As the wildfires rage on throughout the province, one of the messages coming from those on the front line is that getting these fires under control is difficult due to lack of resources.
Even with firefighters brought in from across the country and from other nations, the BC Wildfire Service is struggling with a lack of firefighters and equipment.
The local incident management team, based at Sylvia’s Cafe on Nazko Road, for example, told the Observer this week they don’t have enough helicopters for the Baezaeko Complex. They have 14 helicopters to cover four large fires.
But now that a provincial state of emergency has been declared, more resources have been brought in, including Canadian troops arriving to help with fire mop-up efforts and other tasks. Around 200 troops arrived in the Okanagan this week. Still, fires continue to blaze out of control.
Mother Nature of course plays an important role in fire suppression (or lack thereof), and her whims cannot be overlooked. But a question that comes to mind, when we think back to last year’s fire season, and look around us, through the smoke, at where we’ve ended up this year: why were more firefighters not brought on and trained in anticipation of another potentially bad fire season?

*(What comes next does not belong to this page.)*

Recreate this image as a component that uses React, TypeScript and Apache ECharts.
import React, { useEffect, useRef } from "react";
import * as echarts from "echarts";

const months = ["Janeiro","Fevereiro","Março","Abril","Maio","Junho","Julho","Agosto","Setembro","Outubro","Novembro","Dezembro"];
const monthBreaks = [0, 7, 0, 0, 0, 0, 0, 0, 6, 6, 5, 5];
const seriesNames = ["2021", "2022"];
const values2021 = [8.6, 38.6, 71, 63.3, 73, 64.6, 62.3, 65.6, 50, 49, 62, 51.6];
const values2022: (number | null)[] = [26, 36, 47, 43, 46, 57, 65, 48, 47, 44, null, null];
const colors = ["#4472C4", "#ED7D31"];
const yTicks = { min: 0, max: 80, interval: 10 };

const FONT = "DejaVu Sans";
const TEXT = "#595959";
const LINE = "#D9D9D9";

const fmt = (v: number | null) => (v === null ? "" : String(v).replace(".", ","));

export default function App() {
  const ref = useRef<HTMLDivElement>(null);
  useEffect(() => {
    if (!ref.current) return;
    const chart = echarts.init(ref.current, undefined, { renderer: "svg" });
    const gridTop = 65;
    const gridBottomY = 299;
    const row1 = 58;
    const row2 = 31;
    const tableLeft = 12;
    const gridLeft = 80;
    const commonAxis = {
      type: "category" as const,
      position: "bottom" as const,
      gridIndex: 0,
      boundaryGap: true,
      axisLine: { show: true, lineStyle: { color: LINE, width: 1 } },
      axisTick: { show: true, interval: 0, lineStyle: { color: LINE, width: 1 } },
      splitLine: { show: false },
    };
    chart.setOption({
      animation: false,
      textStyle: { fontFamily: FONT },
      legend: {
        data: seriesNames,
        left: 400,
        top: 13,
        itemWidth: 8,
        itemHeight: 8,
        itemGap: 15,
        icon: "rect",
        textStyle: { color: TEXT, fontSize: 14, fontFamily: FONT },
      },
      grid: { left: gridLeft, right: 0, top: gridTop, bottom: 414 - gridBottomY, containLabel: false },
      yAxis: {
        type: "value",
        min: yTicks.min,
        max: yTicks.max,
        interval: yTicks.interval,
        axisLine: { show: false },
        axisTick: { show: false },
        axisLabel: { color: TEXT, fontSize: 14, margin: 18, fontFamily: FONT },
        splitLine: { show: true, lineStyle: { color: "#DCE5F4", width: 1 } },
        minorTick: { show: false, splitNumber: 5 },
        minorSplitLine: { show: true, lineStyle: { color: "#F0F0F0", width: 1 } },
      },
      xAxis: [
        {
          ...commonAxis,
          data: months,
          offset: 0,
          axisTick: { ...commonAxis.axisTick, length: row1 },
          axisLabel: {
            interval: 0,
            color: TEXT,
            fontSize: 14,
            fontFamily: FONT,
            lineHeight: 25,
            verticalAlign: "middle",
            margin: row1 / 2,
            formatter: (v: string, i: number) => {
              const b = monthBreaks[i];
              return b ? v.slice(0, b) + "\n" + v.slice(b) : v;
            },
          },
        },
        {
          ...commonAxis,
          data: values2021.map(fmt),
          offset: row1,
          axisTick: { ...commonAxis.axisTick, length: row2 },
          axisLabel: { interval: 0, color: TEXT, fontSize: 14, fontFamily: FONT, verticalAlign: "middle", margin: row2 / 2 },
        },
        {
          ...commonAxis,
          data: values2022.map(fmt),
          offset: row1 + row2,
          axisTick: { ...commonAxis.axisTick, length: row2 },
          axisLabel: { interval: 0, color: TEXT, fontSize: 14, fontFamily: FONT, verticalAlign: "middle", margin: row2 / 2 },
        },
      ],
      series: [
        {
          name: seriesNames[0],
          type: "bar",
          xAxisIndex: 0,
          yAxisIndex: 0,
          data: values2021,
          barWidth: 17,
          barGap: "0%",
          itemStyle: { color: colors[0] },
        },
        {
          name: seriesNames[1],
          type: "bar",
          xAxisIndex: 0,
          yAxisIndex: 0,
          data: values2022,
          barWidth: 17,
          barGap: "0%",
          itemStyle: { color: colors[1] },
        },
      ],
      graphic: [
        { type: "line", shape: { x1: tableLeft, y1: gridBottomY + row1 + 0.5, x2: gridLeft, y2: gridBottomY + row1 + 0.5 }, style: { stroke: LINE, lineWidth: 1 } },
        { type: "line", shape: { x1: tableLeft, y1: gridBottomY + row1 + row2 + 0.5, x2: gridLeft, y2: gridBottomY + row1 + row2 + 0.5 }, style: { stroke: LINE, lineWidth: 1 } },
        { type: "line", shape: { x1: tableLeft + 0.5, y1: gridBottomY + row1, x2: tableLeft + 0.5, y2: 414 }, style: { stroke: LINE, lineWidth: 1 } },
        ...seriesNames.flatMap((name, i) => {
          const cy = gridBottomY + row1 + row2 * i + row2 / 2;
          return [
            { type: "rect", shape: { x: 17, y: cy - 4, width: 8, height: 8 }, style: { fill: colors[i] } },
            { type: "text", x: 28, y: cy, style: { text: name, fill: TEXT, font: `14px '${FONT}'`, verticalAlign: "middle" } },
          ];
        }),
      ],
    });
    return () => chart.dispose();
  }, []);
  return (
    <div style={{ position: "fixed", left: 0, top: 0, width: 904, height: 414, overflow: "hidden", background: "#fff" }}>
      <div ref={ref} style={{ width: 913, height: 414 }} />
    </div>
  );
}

This is, after all, the “New Normal,” as people keep telling us. It was even in the title of the independent BC Flood and Wildfire Review, “Addressing the New Normal: 21st Century Disaster Management in British Columbia,” published earlier this year.
The review put forth a number of recommendations – 108 to be exact – in the event of future disasters. But the review came out in May 2018. How actionable were those recommendations for the 2018 fire season, which began a few months later?
B.C. Premier John Horgan said at a press conference in Prince George recently that the province was about halfway through implementing recommendations in the report when this year’s fire season arrived. Gosh! Who could have predicted fire season would begin again when summer rolled around?
In a conversation with MLA Coralee Oakes, the politician pointed out that rural fire departments and other emergency responders in smaller communities like ours are still not being used to their full potential to help battle the fires. Considering the cost of the firefighting efforts currently in operation, wouldn’t a few well-placed dollars put towards training up local departments on wildfire techniques have been well spent last fall?
The number of hectares burned so far may be lower than last year, but the widespread impact of the fires is being felt by people all over the province.
It’s difficult to watch our acres of trees burn and not wonder whether we could have been more prepared.